Ah that makes sense. I was wondering why I haven’t heard of cases of successfully attacks like this. Thank you for the info!


This wasn’t the first version of the ballot, so there was substantial work to get consensus on a ballot before the vote.

CAs were already doing something like this (CNAME to a dns server controlled by the CA), so there was interest from everyone involved to standardize and decide on what the rules should be.


We (Let’s Encrypt) also agree 10 days seems too long, so we are migrating to 7 hours, aligning with the restrictions on CAA records.


Yes, you can limit both challenge types and account URIs in CAA records.

To revoke the record, delete it from DNS. Let’s Encrypt queries authoritative nameservers with caches capped at 1 minute. Authorizations that have succeeded will soon be capped at 7 hours, though that’s independent of this challenge.


There is no username in ACME besides the account URI, so the UUID you’re suggesting isn’t needed. The account uri themselves just have a number (db primary key).

If you’re worried about correlating between domains, then yes just make multiple accounts.

There is an email field in ACME account registration but we don’t persist that since we dropped sending expiry emails.


It’s still a valid point IMHO - why not just use the public key directly? It seems like the account URI just adds problems instead of resolving any.

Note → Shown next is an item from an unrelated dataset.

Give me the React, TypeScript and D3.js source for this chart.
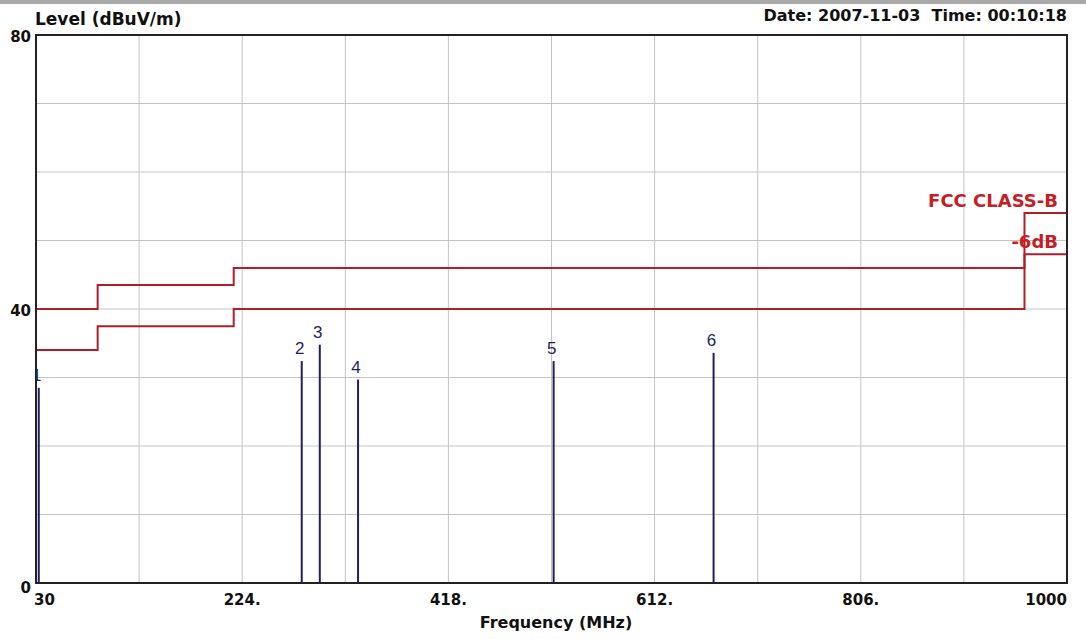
import React from "react";
import * as d3 from "d3";

// ---- data ----
const xTickValues = [30, 224, 418, 612, 806, 1000];
const xTickLabels = ["30", "224.", "418.", "612.", "806.", "1000"];
const yTickValues = [0, 40, 80];
const yTickLabels = ["0", "40", "80"];

const limitFreqs = [30, 88, 216, 960, 1000];
const fccClassB = [40, 43.5, 46, 54, 54];
const fccMinus6 = [34, 37.5, 40, 48, 48];

const peakIds = ["1", "2", "3", "4", "5", "6"];
const peakFreqs = [32.6, 280, 297, 333, 517, 667.5];
const peakLevels = [28.5, 32.4, 34.8, 29.7, 32.4, 33.6];

const W = 1086;
const H = 639;
const M = { left: 36, right: 1067, top: 35, bottom: 583 };
const BOLD = "'DejaVu Sans', Verdana, sans-serif";
const THIN = "'Liberation Sans', Arial, sans-serif";

export default function App() {
  const x = d3.scaleLinear().domain([30, 1000]).range([M.left, M.right]);
  const y = d3.scaleLinear().domain([0, 80]).range([M.bottom, M.top]);

  const xGrid = d3.range(30, 1000.1, 97);
  const yGrid = d3.range(0, 80.1, 10);

  const stepLine = d3
    .line<[number, number]>()
    .x((d) => x(d[0]))
    .y((d) => y(d[1]))
    .curve(d3.curveStepAfter);

  const limitPts = limitFreqs.map((f, i) => [f, fccClassB[i]] as [number, number]);
  const marginPts = limitFreqs.map((f, i) => [f, fccMinus6[i]] as [number, number]);

  const red = "#b01f28";
  const navy = "#1e1e62";

  return (
    <svg
      width={W}
      height={H}
      style={{ position: "absolute", left: 0, top: 0, background: "#fff" }}
    >
      <defs>
        <clipPath id="plotClip">
          <rect x={M.left + 1} y={0} width={M.right - M.left} height={M.bottom} />
        </clipPath>
      </defs>
      <rect x={0} y={0} width={W} height={H} fill="#ffffff" />
      <rect x={0} y={0} width={W} height={4} fill="#a9a9a9" />

      {/* grid */}
      {xGrid.map((v) => (
        <line key={"gx" + v} x1={x(v)} x2={x(v)} y1={M.top} y2={M.bottom} stroke="#c4c4c4" strokeWidth={1} />
      ))}
      {yGrid.map((v) => (
        <line key={"gy" + v} x1={M.left} x2={M.right} y1={y(v)} y2={y(v)} stroke="#c4c4c4" strokeWidth={1} />
      ))}

      {/* limit lines */}
      <path d={stepLine(limitPts) || ""} fill="none" stroke={red} strokeWidth={2} />
      <path d={stepLine(marginPts) || ""} fill="none" stroke={red} strokeWidth={2} />
      <text x={1058} y={207} textAnchor="end" fontFamily={BOLD} fontSize={18} fontWeight="bold" fill="#c41e28">
        FCC CLASS-B
      </text>
      <text x={1058} y={248} textAnchor="end" fontFamily={BOLD} fontSize={18} fontWeight="bold" fill="#c41e28">
        -6dB
      </text>

      {/* peaks */}
      <g clipPath="url(#plotClip)">
        {peakFreqs.map((f, i) => (
          <g key={"p" + i}>
            <line x1={x(f)} x2={x(f)} y1={y(0)} y2={y(peakLevels[i])} stroke={navy} strokeWidth={2} />
            <text
              x={x(f) - 2}
              y={y(peakLevels[i]) - 7}
              textAnchor="middle"
              fontFamily={THIN}
              fontSize={17}
              fill={navy}
            >
              {peakIds[i]}
            </text>
          </g>
        ))}
      </g>

      {/* frame */}
      <rect
        x={M.left}
        y={M.top}
        width={M.right - M.left}
        height={M.bottom - M.top}
        fill="none"
        stroke="#222"
        strokeWidth={2}
      />

      {/* y ticks */}
      {yTickValues.map((v, i) => (
        <text
          key={"yt" + v}
          x={31}
          y={y(v) + (v === 0 ? 10 : 7)}
          textAnchor="end"
          fontFamily={BOLD}
          fontSize={15}
          fontWeight="bold"
          fill="#111"
        >
          {yTickLabels[i]}
        </text>
      ))}
      {/* x ticks */}
      {xTickValues.map((v, i) => (
        <text
          key={"xt" + v}
          x={i === 0 ? x(v) - 2 : x(v)}
          y={605}
          textAnchor={i === 0 ? "start" : i === xTickValues.length - 1 ? "end" : "middle"}
          fontFamily={BOLD}
          fontSize={15}
          fontWeight="bold"
          fill="#111"
        >
          {xTickLabels[i]}
        </text>
      ))}

      <text x={35} y={25} fontFamily={BOLD} fontSize={17} fontWeight="bold" fill="#111">
        Level (dBuV/m)
      </text>
      <text
        x={1067}
        y={21}
        textAnchor="end"
        fontFamily={BOLD}
        fontSize={16}
        fontWeight="bold"
        fill="#111"
        style={{ whiteSpace: "pre" }}
      >
        {"Date: 2007-11-03  Time: 00:10:18"}
      </text>
      <text x={556} y={628} textAnchor="middle" fontFamily={BOLD} fontSize={16} fontWeight="bold" fill="#111">
        Frequency (MHz)
      </text>
    </svg>
  );
}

It has these primary advantages:

1. It matches what the CAA accounturi field has

2. Its consistent across an account, making it easier to set up new domains without needing to make any API calls

3. It doesn’t pin a users key, so they can rotate it without needing to update DNS records - which this method assumes is nontrivial, otherwise you’d use the classic DNS validation method


Interesting.

I didn't realize the email field wasn't persisted. I assumed it could be used in some type of account recovery scenario.